This is your brain on pro sports
blog by S.J. Velasquez • December 04, 2012 @ 2:58pm
Former Buffalo Bills fullback Cookie Gilchrist died in 2011 with cognitive impairment and Stage 4 Chronic Traumatic Encephalopathy, diseases that research links to mild head traumas common among football players.
The New York Times presents images of the brain of Gilchrist, who died in 2011 at the age of 75. The browned part shows the disease around the amygdala and temporal cortex. A normal brain would be mainly off-white in color.
The Times piece references an article recently published in Brain: A Journal of Neurology. Researchers looked at brains from 85 former athletes, military veterans and civilians with a history of repetitive mild traumatic brain injury.
Of the professional athletes, the vast majority showed evidence of irreversible brain diseases. Still, the research doesn’t necessarily predict which types of athletes would develop such injuries and subsequent diseases.

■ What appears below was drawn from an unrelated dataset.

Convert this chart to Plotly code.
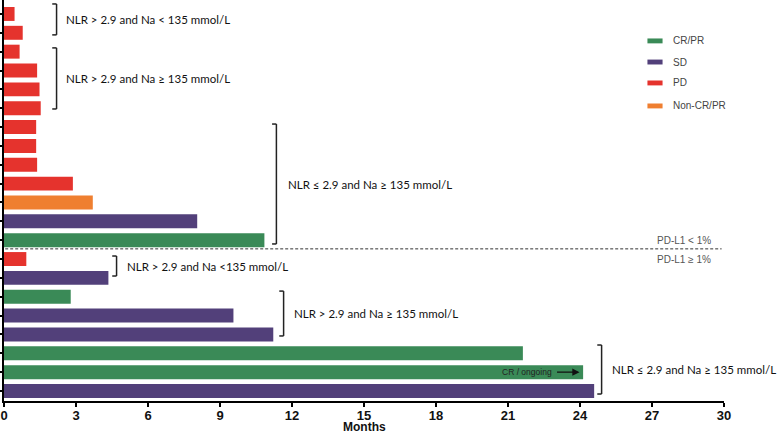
import plotly.graph_objects as go

# ---- data (rows listed top to bottom) ----
months = [0.44, 0.78, 0.65, 1.38, 1.48, 1.53, 1.34, 1.34, 1.38, 2.87, 3.70, 8.05, 10.85,
          0.93, 4.35, 2.78, 9.56, 11.22, 21.62, 24.13, 24.59]
response = ["PD", "PD", "PD", "PD", "PD", "PD", "PD", "PD", "PD", "PD", "Non-CR/PR", "SD", "CR/PR",
            "PD", "SD", "CR/PR", "SD", "SD", "CR/PR", "CR/PR", "SD"]
categories = ["CR/PR", "SD", "PD", "Non-CR/PR"]
group_labels = ["NLR > 2.9 and Na < 135 mmol/L",
                "NLR > 2.9 and Na ≥ 135 mmol/L",
                "NLR ≤ 2.9 and Na ≥ 135 mmol/L",
                "NLR > 2.9 and Na <135 mmol/L",
                "NLR > 2.9 and Na ≥ 135 mmol/L",
                "NLR ≤ 2.9 and Na ≥ 135 mmol/L"]
group_rows = [(0, 1), (2, 5), (6, 12), (13, 14), (15, 17), (18, 20)]
x_ticks = [0, 3, 6, 9, 12, 15, 18, 21, 24, 27, 30]

colors = {"CR/PR": "#3A8A57", "SD": "#52407A", "PD": "#E5332D", "Non-CR/PR": "#EF7F30"}
rows = list(range(len(months)))

fig = go.Figure()
for cat in categories:
    xs = [m for m, r in zip(months, response) if r == cat]
    ys = [i for i, r in zip(rows, response) if r == cat]
    fig.add_trace(go.Bar(x=xs, y=ys, orientation="h", width=0.74,
                         marker=dict(color=colors[cat], line=dict(width=0)),
                         showlegend=False, hoverinfo="x"))

shapes = []
annotations = []

# brackets
bracket_x = [2.19, 2.19, 11.35, 4.69, 11.65, 24.9]
bracket_ext = [(-0.53, 1.11), (1.8, 5.04), (5.84, 12.2), (12.84, 13.9), (14.7, 17.08), (17.56, 20.16)]
text_x = [2.52, 2.52, 11.73, 5.06, 12.02, 25.23]
stub = 0.18
for bx, (y0, y1), tx, lab, (r0, r1) in zip(bracket_x, bracket_ext, text_x, group_labels, group_rows):
    line = dict(color="#222222", width=1.5)
    shapes.append(dict(type="line", xref="x", yref="y", x0=bx, x1=bx, y0=y0, y1=y1, line=line))
    shapes.append(dict(type="line", xref="x", yref="y", x0=bx - stub, x1=bx, y0=y0, y1=y0, line=line))
    shapes.append(dict(type="line", xref="x", yref="y", x0=bx - stub, x1=bx, y0=y1, y1=y1, line=line))
    annotations.append(dict(x=tx, y=(y0 + y1) / 2, xref="x", yref="y", text=lab, showarrow=False,
                            xanchor="left", yanchor="middle",
                            font=dict(family="Lato", size=11.5, color="#111111")))

# PD-L1 divider
shapes.append(dict(type="line", xref="x", yref="y", x0=0.05, x1=29.9, y0=12.46, y1=12.46,
                   line=dict(color="#333333", width=1, dash="3px,2px")))
annotations.append(dict(x=29.55, y=12.02, xref="x", yref="y", text="PD-L1 < 1%", showarrow=False,
                        xanchor="right", yanchor="middle",
                        font=dict(family="Liberation Sans", size=10, color="#555555")))
annotations.append(dict(x=29.55, y=13.0, xref="x", yref="y", text="PD-L1 ≥ 1%", showarrow=False,
                        xanchor="right", yanchor="middle",
                        font=dict(family="Liberation Sans", size=10, color="#555555")))

# legend
leg_y = [1.43, 2.55, 3.66, 4.88]
for cat, ly in zip(categories, leg_y):
    shapes.append(dict(type="rect", xref="x", yref="y", x0=26.81, x1=27.44, y0=ly - 0.13, y1=ly + 0.13,
                       fillcolor=colors[cat], line=dict(width=0)))
    annotations.append(dict(x=27.81, y=ly, xref="x", yref="y", text=cat, showarrow=False,
                            xanchor="left", yanchor="middle",
                            font=dict(family="Liberation Sans", size=10, color="#444444")))

# CR / ongoing
annotations.append(dict(x=22.92, y=19, xref="x", yref="y", text="CR / ongoing", showarrow=False,
                        xanchor="right", yanchor="middle",
                        font=dict(family="Liberation Sans", size=8.5, color="#222222")))
annotations.append(dict(x=23.98, y=19, ax=22.98, ay=19, xref="x", yref="y", axref="x", ayref="y",
                        text="", showarrow=True, arrowhead=2, arrowsize=1.2, arrowwidth=1.2,
                        arrowcolor="#111111"))

# x title
annotations.append(dict(x=15, y=-0.064, xref="x", yref="paper", text="Months", showarrow=False,
                        xanchor="center", yanchor="middle",
                        font=dict(family="Liberation Sans", size=12, color="#111111", weight="bold")))

fig.update_layout(
    width=779, height=431,
    margin=dict(l=4, r=55, t=0, b=30),
    paper_bgcolor="white", plot_bgcolor="white",
    bargap=0.26,
    shapes=shapes, annotations=annotations,
    xaxis=dict(range=[0, 30], tickvals=x_ticks, ticktext=[str(t) for t in x_ticks],
               showgrid=False, zeroline=False, showline=True, linecolor="black", linewidth=2,
               ticks="outside", ticklen=4, tickwidth=2, tickcolor="black", ticklabelstandoff=-3,
               tickfont=dict(family="Liberation Sans", size=13, color="#111111", weight="bold")),
    yaxis=dict(range=[20.53, -0.74], tickvals=rows, showticklabels=False,
               showgrid=False, zeroline=False, showline=True, linecolor="black", linewidth=2,
               ticks="outside", ticklen=4, tickwidth=1.5, tickcolor="black"),
)

fig.write_html("out.html", config={"displayModeBar": False},
               post_script="document.body.style.margin='0';document.body.style.padding='0';"
                           "document.body.style.overflow='hidden';")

“It’s a gambler’s game to try to predict what percentage of the population has this,” Chris Nowinski, a co-author of the study and a co-director of the Center for the Study of Traumatic Encephalopathy at Boston University School of Medicine, told the New York Times. “Many of the families donated the brains of their loved ones because they were symptomatic. Still, this is probably more widespread than we think.”
Aside from Gilchrist, other local athletes have shown evidence of long-term brain damage due to sports. Former Buffalo Sabres player Rick Martin, who died in 2011, was diagnosed with chronic traumatic encephalopathy. He showed no outward symptoms of of CTE, which sometimes manifests itself much like Alzheimer’s, Parkinson’s and Lou Gehrig’s disease might, ABC News reported.

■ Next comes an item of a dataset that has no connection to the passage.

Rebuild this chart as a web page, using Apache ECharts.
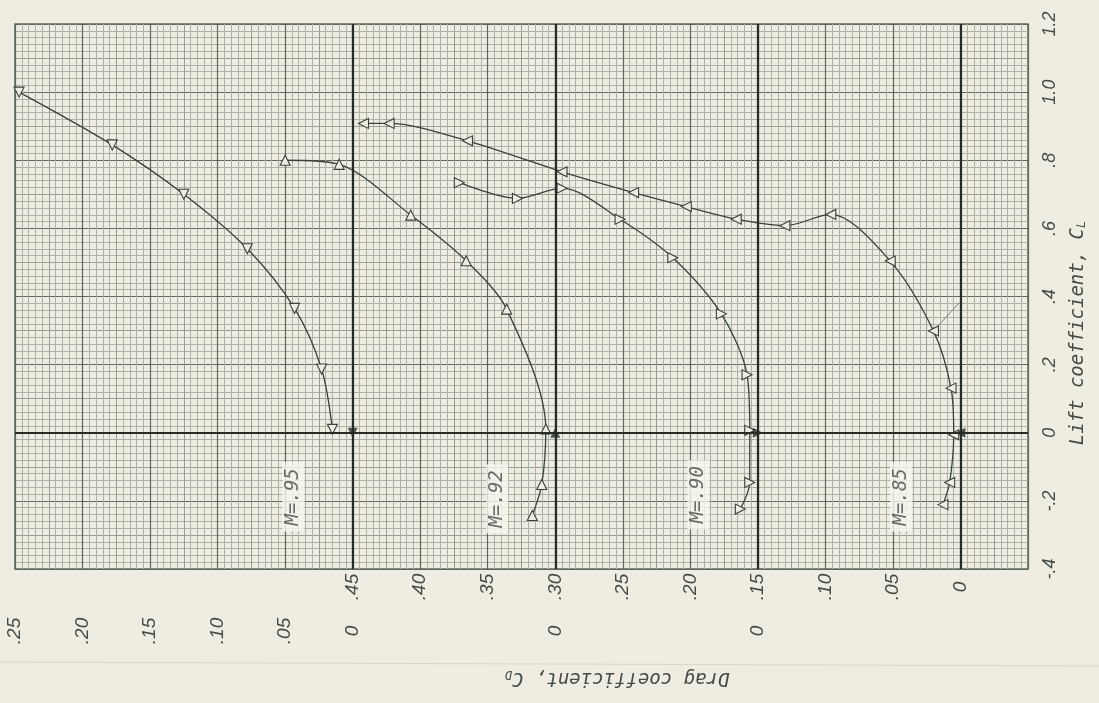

“Rick Martin’s case shows us that even hockey players who don’t engage in fighting are at risk for CTE, likely because of the repetitive brain trauma players receive throughout their career,” Nowinski said in the 2011 ABC interview.
Though the study only looked at brains of athletes who engaged in sports as adults, brain trauma among child athletes is increasingly discussed in news media.
According to a UB study, reports of concussions in sports have more than quadrupled in the last decade.